Max Denmark
- Born: Max Cameron Denmark 11 August 1999 (age 27) Hong Kong
- Height: 190 cm (6 ft 3 in)
- Weight: 103 kg (227 lb)
- School: Island School / Millfield School

Rugby union career
- Position: Wing
- Current team: Hong Kong Football Club

International career
- Years: Team / Apps / (Points)
- 2017–: Hong Kong / 8

National sevens team
- Years: Team /  / Comps
- Hong Kong 7s
- Medal record
Men's rugby sevens
Representing Hong Kong
Asian Games
| Gold medal – first place | 2018 Jakarta | Team competition |
| Gold medal – first place | 2022 Hangzhou | Team competition |

= Max Denmark =

Hong Kong rugby union player

Max Cameron Denmark MH (born 11 August 1999) is a Hong Kong rugby union player.

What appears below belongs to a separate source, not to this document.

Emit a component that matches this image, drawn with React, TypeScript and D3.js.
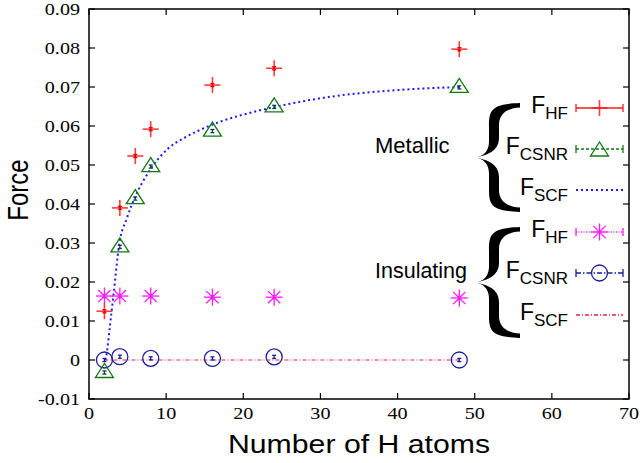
import * as d3 from "d3";

// number of H atoms and forces
const metalN = [2, 4, 6, 8, 16, 24, 48];
const metalHF = [0.0125, 0.039, 0.0523, 0.0592, 0.0705, 0.0748, 0.0797];
const metalCSNR = [-0.0032, 0.029, 0.0414, 0.0496, 0.0587, 0.0649, 0.0699];
const metalErr = [0.0004, 0.0004, 0.0004, 0.0004, 0.0004, 0.0004, 0.0004];

const scfCurveN = [2.1, 2.3, 2.7, 3.2, 3.9, 4.9, 6.0, 7.9, 10.3, 12.2, 14.4, 17.0, 19.4, 23.9, 31.3, 39.9, 48];
const scfCurveF = [0.0, 0.0017, 0.0085, 0.0171, 0.0295, 0.0363, 0.0419, 0.0487, 0.0543, 0.0568, 0.059, 0.0611, 0.0626, 0.0648, 0.0675, 0.0692, 0.07];

const insulN = [2, 4, 8, 16, 24, 48];
const insulHF = [0.0164, 0.0164, 0.0164, 0.0161, 0.0161, 0.0159];
const insulCSNR = [0.0, 0.00085, 0.00043, 0.0004, 0.0008, 0.0];
const insulErr = [0.0004, 0.0004, 0.0004, 0.0004, 0.0004, 0.0004];
const insulSCFN = [2, 48];
const insulSCF = [0, 0];

const xTicks = [0, 10, 20, 30, 40, 50, 60, 70];
const yTicks = [-0.01, 0, 0.01, 0.02, 0.03, 0.04, 0.05, 0.06, 0.07, 0.08, 0.09];

const RED = "#ff1a1a";
const GREEN = "#137a13";
const BLUE = "#1a1aff";
const MAGENTA = "#ff1aff";
const NAVY = "#1c1c9c";
const CRIMSON = "#e2244c";

const W = 643;
const H = 463;
const serif = "Liberation Serif, Times New Roman, DejaVu Serif, serif";
const sans = "Liberation Sans, Arial, Helvetica, sans-serif";

function Plus({ x, y }) {
  return (
    <g stroke={RED} strokeWidth={1.6} strokeOpacity={0.85}>
      <line x1={x - 8} x2={x + 8} y1={y} y2={y} />
      <line x1={x} x2={x} y1={y - 8} y2={y + 8} />
    </g>
  );
}

function Triangle({ x, y }) {
  return (
    <path
      d={`M${x},${y - 9}L${x - 9},${y + 5}L${x + 9},${y + 5}Z`}
      fill="none"
      stroke={GREEN}
      strokeWidth={1.3}
    />
  );
}

function Star({ x, y }) {
  const r = 8.5;
  const d = r * 0.72;
  return (
    <g stroke={MAGENTA} strokeWidth={1.3}>
      <line x1={x - r} x2={x + r} y1={y} y2={y} />
      <line x1={x} x2={x} y1={y - r} y2={y + r} />
      <line x1={x - d} x2={x + d} y1={y - d} y2={y + d} />
      <line x1={x - d} x2={x + d} y1={y + d} y2={y - d} />
    </g>
  );
}

function Circle({ x, y }) {
  return <circle cx={x} cy={y} r={8} fill="none" stroke={NAVY} strokeWidth={1.3} />;
}

function ErrBar({ x, y0, y1, color, w = 2 }) {
  return (
    <g stroke={color} strokeWidth={1.3}>
      <line x1={x} x2={x} y1={y0} y2={y1} />
      <line x1={x - w} x2={x + w} y1={y0} y2={y0} />
      <line x1={x - w} x2={x + w} y1={y1} y2={y1} />
    </g>
  );
}

// curly brace with its tip to the left
function bracePath(y0, y1, xt, xe) {
  const ym = (y0 + y1) / 2;
  const xs = xt + 19;
  const w = 5;
  const half = (s) => {
    const ya = s < 0 ? y0 : y1;
    return (
      `M${xe},${ya}` +
      `C${xs - 4},${ya - s * 1} ${xs - w},${ya - s * 8} ${xs - w},${ya - s * 24}` +
      `L${xs - w},${ym + s * 16}` +
      `C${xs - w},${ym + s * 6} ${xt + 8},${ym + s * 1} ${xt},${ym}` +
      `C${xs - 2},${ym + s * 3} ${xs + w},${ym + s * 9} ${xs + w},${ym + s * 20}` +
      `L${xs + w},${ya - s * 22}` +
      `C${xs + w},${ya - s * 12} ${xs + 12},${ya - s * 5} ${xe},${ya - s * 4.5}Z`
    );
  };
  return half(-1) + half(1);
}

function LegendRow({ y, sub, color, dash, width = 1.3, caps = true, marker }) {
  const x0 = 576;
  const x1 = 623;
  const xm = (x0 + x1) / 2;
  return (
    <g>
      <text x={568} y={y + 5} textAnchor="end" fontFamily={sans} fontSize={23} fill="#000">
        F
        <tspan dy={6} fontSize={17}>
          {sub}
        </tspan>
      </text>
      <line x1={x0} x2={x1} y1={y} y2={y} stroke={color} strokeWidth={width} strokeDasharray={dash} />
      {caps && (
        <g stroke={color} strokeWidth={1.3}>
          <line x1={x0} x2={x0} y1={y - 4} y2={y + 4} />
          <line x1={x1} x2={x1} y1={y - 4} y2={y + 4} />
        </g>
      )}
      {marker && marker(xm, y)}
    </g>
  );
}

export default function App() {
  const x = d3.scaleLinear().domain([0, 70]).range([89, 629]);
  const y = d3.scaleLinear().domain([-0.01, 0.09]).range([399, 9]);

  const scfLine = d3
    .line<number>()
    .x((_, i) => x(scfCurveN[i]))
    .y((d) => y(d))
    .curve(d3.curveMonotoneX)(scfCurveF);
  const insulLine = d3
    .line<number>()
    .x((_, i) => x(insulSCFN[i]))
    .y((d) => y(d))(insulSCF);

  return (
    <div style={{ position: "absolute", left: 0, top: 0 }}>
      <svg width={W} height={H} style={{ display: "block", background: "#fff" }}>
        {/* curves */}
        <path d={insulLine} fill="none" stroke={CRIMSON} strokeWidth={1.2} strokeDasharray="4,2,1,2" />
        <path d={scfLine} fill="none" stroke={BLUE} strokeWidth={2} strokeDasharray="2,3" />

        {/* insulating */}
        {insulN.map((n, i) => (
          <g key={"ih" + i}>
            <Star x={x(n)} y={y(insulHF[i])} />
            <ErrBar x={x(n)} y0={y(insulHF[i] - insulErr[i])} y1={y(insulHF[i] + insulErr[i])} color={MAGENTA} />
          </g>
        ))}
        {insulN.map((n, i) => (
          <g key={"ic" + i}>
            <Circle x={x(n)} y={y(insulCSNR[i])} />
            <ErrBar x={x(n)} y0={y(insulCSNR[i] - insulErr[i])} y1={y(insulCSNR[i] + insulErr[i])} color={NAVY} />
          </g>
        ))}

        {/* metallic */}
        {metalN.map((n, i) => (
          <g key={"mc" + i}>
            <Triangle x={x(n)} y={y(metalCSNR[i])} />
            <ErrBar x={x(n)} y0={y(metalCSNR[i] - metalErr[i])} y1={y(metalCSNR[i] + metalErr[i])} color="#103a50" />
          </g>
        ))}
        {metalN.map((n, i) => (
          <g key={"mh" + i}>
            <Plus x={x(n)} y={y(metalHF[i])} />
            <ErrBar x={x(n)} y0={y(metalHF[i] - metalErr[i])} y1={y(metalHF[i] + metalErr[i])} color="#e00000" />
          </g>
        ))}

        {/* frame and ticks */}
        <rect x={89} y={9} width={540} height={390} fill="none" stroke="#000" strokeWidth={1.5} />
        {xTicks.map((t) => (
          <g key={"xt" + t}>
            <line x1={x(t)} x2={x(t)} y1={399} y2={393} stroke="#000" strokeWidth={1.2} />
            <line x1={x(t)} x2={x(t)} y1={9} y2={15} stroke="#000" strokeWidth={1.2} />
            <text
              transform={`translate(${x(t)},419) scale(1.15,1)`}
              textAnchor="middle"
              fontFamily={serif}
              fontSize={17.5}
              fill="#000"
            >
              {t}
            </text>
          </g>
        ))}
        {yTicks.map((t) => (
          <g key={"yt" + t}>
            <line x1={89} x2={95} y1={y(t)} y2={y(t)} stroke="#000" strokeWidth={1.2} />
            <line x1={629} x2={623} y1={y(t)} y2={y(t)} stroke="#000" strokeWidth={1.2} />
            <text
              transform={`translate(80,${y(t)}) scale(1.15,1)`}
              dy="0.35em"
              textAnchor="end"
              fontFamily={serif}
              fontSize={17.5}
              fill="#000"
            >
              {d3.format(".2f")(t).replace("0.00", "0").replace("−", "-")}
            </text>
          </g>
        ))}

        {/* axis titles */}
        <text
          transform="translate(359,453) scale(1.21,1)"
          textAnchor="middle"
          fontFamily={sans}
          fontSize={25}
          fill="#000"
        >
          Number of H atoms
        </text>
        <text
          transform="translate(28,190) scale(1.2,1) rotate(-90)"
          textAnchor="middle"
          fontFamily={sans}
          fontSize={24}
          fill="#000"
        >
          Force
        </text>

        {/* legend */}
        <text x={375} y={153} fontFamily={sans} fontSize={22} fill="#000">
          Metallic
        </text>
        <text x={375} y={278} fontFamily={sans} fontSize={21.5} fill="#000">
          Insulating
        </text>
        <path d={bracePath(103, 212, 475, 520)} fill="#000" />
        <path d={bracePath(227, 338, 475, 520)} fill="#000" />

        <LegendRow y={108} sub="HF" color={RED} marker={(a, b) => <Plus x={a} y={b} />} />
        <LegendRow y={149} sub="CSNR" color={GREEN} dash="3,2" marker={(a, b) => <Triangle x={a} y={b + 2} />} />
        <LegendRow y={190} sub="SCF" color={BLUE} dash="2,3" width={2} caps={false} />
        <LegendRow y={232} sub="HF" color={MAGENTA} dash="1,1.5" marker={(a, b) => <Star x={a} y={b} />} />
        <LegendRow y={273} sub="CSNR" color={NAVY} dash="5,2,1.5,2" marker={(a, b) => <Circle x={a} y={b} />} />
        <LegendRow y={315} sub="SCF" color={CRIMSON} dash="4,2,1,2" caps={false} />
      </svg>
    </div>
  );
}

Denmark was educated at Island School in Hong Kong and Millfield School in England.

Denmark plays for the Hong Kong national rugby sevens team and Hong Kong rugby union team. He captained the Hong Kong U19 Team to victory at the Asian Rugby U19 Championships in 2018. He competed for Hong Kong at the 2022 Rugby World Cup Sevens in Cape Town.

Denmark became the 297th player for Hong Kong when he made his debut for the Hong Kong rugby union team on 18 November 2017, in an 40–30 win over Kenya at Hong Kong Football Club.

== International Statistics ==
As of 6 November 2022, or after the 2022 Hong Kong Sevens.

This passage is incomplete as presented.